South Jersey is waking up to a stronger Sandy, whose winds as of the 5 a.m. National Hurricane Center advisory were up to 85 mph, with the potential for gusts above 90 mph.
High tide, which occurs about 7:40 a.m. in Atlantic City, is forecast to break the record of 9 feet, set during the December 1992 northeaster.
Atlantic County has a travel ban in effect until further notice, with only essential workers and those workers providing an essential public service allowed to be on the roads.
Bridgeton, Millville and Vineland in Cumberland County also have issued similar bans, as has Middle Township in Cape May County.
As of 6 a.m., the water level at Steel Pier, which provides a flooding benchmark throughout the region, was already above 7 feet. In Cape May, the water level was up to 6.8 feet
Atlantic City Electric has reported only a few outages, comparatively, to during Hurricane Irene at this stage; about 350 customers were without power as of 6 a.m. That number is expected to grow significantly during today and overnight, as Sandy is expected to make landfall near midnight, according to the National Weather Service.

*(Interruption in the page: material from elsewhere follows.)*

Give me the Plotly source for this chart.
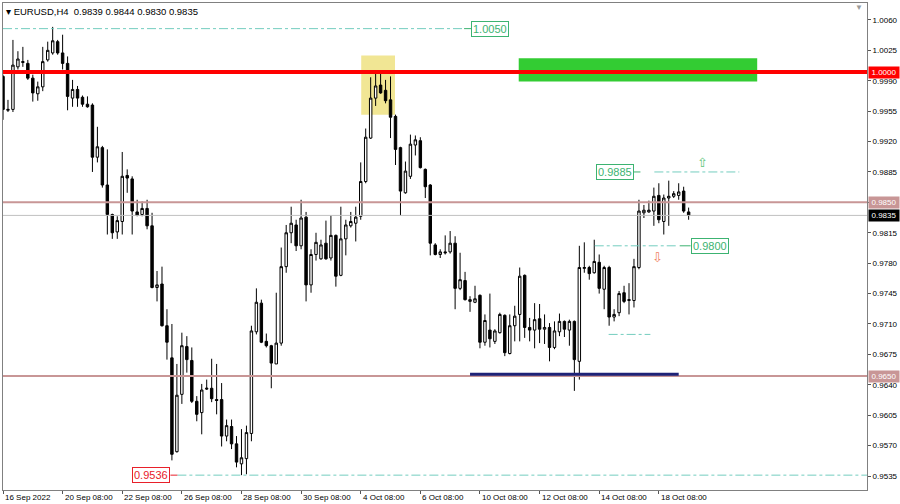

Atlantic City already has seen wind gusts at 50 mph and West Cape May reported a wind gust of 36 mph since 5 a.m., according to the office of the State Climatologist out of Rutgers University. Sustained winds, as of 6 a.m., are at 21 mph at the Atlantic City Marina.
However forecasters predict most of New Jersey will see hurricane force winds for at least a time today or early tomorrow as the massive storm's center makes landfall somewhere near South Jersey. That could be anywhere from Cape Henlopen, Delaware to Point Pleasant, Ocean County, according to the National Hurricane Center.
All state, local and county offices are closed today, as are courts, schools, parks, public libraries and senior centers. All garbage collection has been postponed.
Atlantic County warns that as streets begin to flood, authorities will not be able to put out barricades to mark the spots out of concern the wind will blow the objects away, said Linda Gilmore, Atlantic County spokeswoman.